We believe that there are some early indications that excess choice could lead to paralysis. In e-commerce, 25 per cent of Amazon Prime day shoppers reported being ‘overwhelmed’ by the number of product offerings in a 2019 study. When there are over 100,000 listings for something as simple as coat hangers, one can see their point. Similarly in media, an average of a billion hours of YouTube content is watched globally every day. This would take 100,000 years to watch in one sitting. And do many of us realistically do more than just scratch the surface of our Netflix subscriptions?

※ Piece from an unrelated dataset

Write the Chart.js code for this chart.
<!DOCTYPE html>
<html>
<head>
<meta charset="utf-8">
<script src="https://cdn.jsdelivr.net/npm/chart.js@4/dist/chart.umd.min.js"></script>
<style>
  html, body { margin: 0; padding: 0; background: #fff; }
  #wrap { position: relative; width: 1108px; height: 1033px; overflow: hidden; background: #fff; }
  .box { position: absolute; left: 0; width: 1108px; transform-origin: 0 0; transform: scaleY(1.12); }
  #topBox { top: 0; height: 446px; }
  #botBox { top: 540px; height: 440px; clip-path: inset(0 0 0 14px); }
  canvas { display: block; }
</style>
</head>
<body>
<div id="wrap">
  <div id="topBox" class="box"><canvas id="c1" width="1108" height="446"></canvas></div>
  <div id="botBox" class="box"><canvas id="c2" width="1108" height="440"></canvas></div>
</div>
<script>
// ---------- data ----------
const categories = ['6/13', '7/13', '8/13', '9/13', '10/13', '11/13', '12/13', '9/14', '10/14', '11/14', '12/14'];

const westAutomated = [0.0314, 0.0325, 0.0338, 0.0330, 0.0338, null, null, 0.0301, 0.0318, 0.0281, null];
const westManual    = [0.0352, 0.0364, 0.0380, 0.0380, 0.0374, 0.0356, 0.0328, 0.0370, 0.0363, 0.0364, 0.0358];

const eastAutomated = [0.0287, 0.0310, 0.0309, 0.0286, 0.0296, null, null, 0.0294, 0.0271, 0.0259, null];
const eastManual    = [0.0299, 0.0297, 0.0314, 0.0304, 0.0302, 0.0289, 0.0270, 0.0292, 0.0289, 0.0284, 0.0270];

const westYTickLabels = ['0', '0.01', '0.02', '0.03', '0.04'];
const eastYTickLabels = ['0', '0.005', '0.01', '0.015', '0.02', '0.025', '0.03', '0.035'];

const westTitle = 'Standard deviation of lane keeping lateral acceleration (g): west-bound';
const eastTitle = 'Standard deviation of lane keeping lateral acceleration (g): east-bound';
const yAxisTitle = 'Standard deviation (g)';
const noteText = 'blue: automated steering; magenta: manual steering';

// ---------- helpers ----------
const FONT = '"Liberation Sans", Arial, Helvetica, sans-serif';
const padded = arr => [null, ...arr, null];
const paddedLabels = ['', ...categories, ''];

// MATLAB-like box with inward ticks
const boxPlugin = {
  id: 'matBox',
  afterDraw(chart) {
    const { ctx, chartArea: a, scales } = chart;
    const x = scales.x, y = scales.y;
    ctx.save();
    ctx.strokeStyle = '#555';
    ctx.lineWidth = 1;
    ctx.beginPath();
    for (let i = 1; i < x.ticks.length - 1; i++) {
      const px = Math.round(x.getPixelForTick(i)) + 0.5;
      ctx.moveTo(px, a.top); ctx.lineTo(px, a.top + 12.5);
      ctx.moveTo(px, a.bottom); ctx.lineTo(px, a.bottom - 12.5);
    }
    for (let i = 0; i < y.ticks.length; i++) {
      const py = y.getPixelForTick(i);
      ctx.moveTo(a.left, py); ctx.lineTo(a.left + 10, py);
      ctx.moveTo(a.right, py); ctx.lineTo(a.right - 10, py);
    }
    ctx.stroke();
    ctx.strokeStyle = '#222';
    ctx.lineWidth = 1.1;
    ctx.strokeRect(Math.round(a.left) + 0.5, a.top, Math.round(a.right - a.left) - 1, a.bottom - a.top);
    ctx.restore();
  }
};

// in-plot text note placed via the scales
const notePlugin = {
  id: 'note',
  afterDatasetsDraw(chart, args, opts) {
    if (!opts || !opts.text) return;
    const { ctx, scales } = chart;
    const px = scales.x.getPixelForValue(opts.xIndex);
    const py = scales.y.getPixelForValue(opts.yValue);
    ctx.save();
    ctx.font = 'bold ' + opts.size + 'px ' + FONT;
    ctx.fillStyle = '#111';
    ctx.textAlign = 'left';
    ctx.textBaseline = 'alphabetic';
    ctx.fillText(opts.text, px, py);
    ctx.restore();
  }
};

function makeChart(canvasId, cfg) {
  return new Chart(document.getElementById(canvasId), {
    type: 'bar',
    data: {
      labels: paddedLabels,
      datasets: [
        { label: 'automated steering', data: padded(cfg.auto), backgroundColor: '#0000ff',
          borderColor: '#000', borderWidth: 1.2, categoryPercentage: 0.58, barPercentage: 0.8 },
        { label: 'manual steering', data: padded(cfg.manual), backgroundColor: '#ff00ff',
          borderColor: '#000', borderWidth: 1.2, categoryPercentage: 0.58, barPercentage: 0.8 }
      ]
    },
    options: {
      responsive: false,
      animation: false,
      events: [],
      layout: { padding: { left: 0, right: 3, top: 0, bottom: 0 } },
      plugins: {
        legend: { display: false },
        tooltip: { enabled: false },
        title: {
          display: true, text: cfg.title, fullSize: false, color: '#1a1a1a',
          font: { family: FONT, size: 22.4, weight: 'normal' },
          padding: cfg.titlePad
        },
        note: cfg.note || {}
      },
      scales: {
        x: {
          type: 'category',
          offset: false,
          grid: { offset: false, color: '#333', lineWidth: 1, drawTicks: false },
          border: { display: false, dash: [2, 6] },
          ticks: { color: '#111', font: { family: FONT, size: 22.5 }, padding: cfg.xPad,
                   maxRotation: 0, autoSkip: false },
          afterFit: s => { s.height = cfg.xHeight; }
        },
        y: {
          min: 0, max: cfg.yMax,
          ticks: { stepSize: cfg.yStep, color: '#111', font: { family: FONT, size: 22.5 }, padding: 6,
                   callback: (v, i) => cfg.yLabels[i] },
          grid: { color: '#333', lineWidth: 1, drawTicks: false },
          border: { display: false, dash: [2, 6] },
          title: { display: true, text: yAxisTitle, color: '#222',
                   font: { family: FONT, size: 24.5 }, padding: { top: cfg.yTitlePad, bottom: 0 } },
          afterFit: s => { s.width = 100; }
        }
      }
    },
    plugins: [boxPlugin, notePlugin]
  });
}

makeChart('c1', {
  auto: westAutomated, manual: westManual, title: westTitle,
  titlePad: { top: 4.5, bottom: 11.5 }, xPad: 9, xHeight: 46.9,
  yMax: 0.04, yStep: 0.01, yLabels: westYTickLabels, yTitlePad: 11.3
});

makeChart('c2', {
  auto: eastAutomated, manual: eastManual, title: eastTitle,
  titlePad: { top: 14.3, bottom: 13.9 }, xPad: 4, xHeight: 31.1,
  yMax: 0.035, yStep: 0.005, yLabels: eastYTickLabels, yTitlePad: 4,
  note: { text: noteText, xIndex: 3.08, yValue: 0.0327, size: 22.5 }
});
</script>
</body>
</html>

“Increased choice and competition is likely to make it harder for some companies, while perhaps counter-intuitively, making it easier for others.  For instance, there has been a plethora of new on-demand streaming services which have launched or been announced over recent years.  This is likely to hasten the demise of traditional, linear, TV by encouraging ever more households to ‘cut the cord’.  However, consumers are unlikely to simply replace their previous cable package with a raft of new subscription services.  This is where brand and content matter.  As those have been enjoying the “Tiger King” recently will be aware, Netflix has been investing heavily for years in original, high-quality programming.  This depth and breadth make it more likely that Netflix will become the default service for the majority of subscribers, perhaps supplemented by one or two more targeted services.” – Spencer Adair, Portfolio Manager

One helpful way to think about these evolving dynamics across a wide variety of industries is through the lens of companies battling for the limited time and attention of consumers.

What happens when there are too many products to buy, too much music to listen to, too many films to watch and too many games to play? There are now so many reviews to help with product and media decision making that they may be contributing to this overabundance. How will consumer behaviour change in the face of this? What will be the impact of new consumer interfaces such as virtual home assistants? What’s the right way for businesses to adapt to retain their attention?

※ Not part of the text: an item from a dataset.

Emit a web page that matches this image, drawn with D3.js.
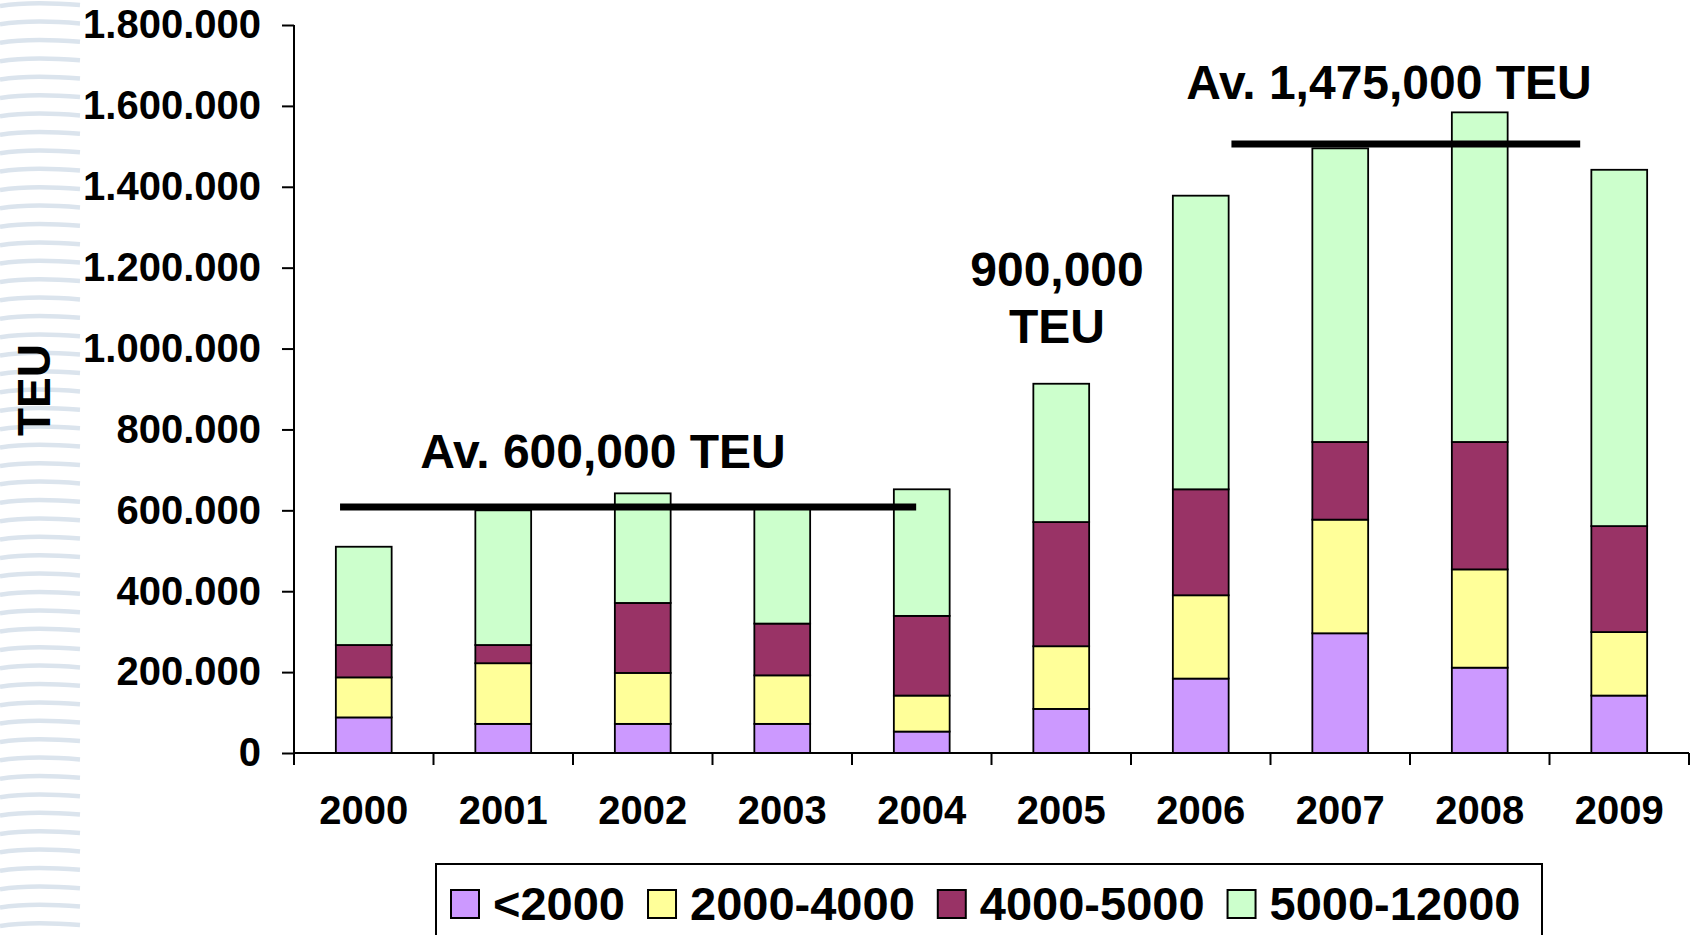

“One way that customers may try and cut through this noise is simply to ‘ask Alexa’.  When we say ‘Alexa, play Taylor Swift, will ‘she’ respond to our wishes using Spotify, Amazon Music or Apple Music?  The increasing popularity of virtual home assistants such as Amazon’s Alexa and Google Home has the potential to change how consumers make decisions.  One of the reasons we have recently added to the holding in Alphabet, the holding company for Google, is the advantage they have in this area of ‘ambient computing’ and the deepening of their competitive position which is likely to result.” – Charles Plowden, Portfolio Manager

Our early working hypothesis is that business will have to adapt to retain customer attention. Superior distribution and choice may be little more than competitive ‘table stakes’ in retaining the attention of consumers. Instead, the quality of content, superior customer service, exceptional recommendation engines, trust and media curation become the ways to compete and stand out. Our suspicion is that from a consumer perspective, simplicity will rule. Delivering this will be complex, but it is where the battle will be won.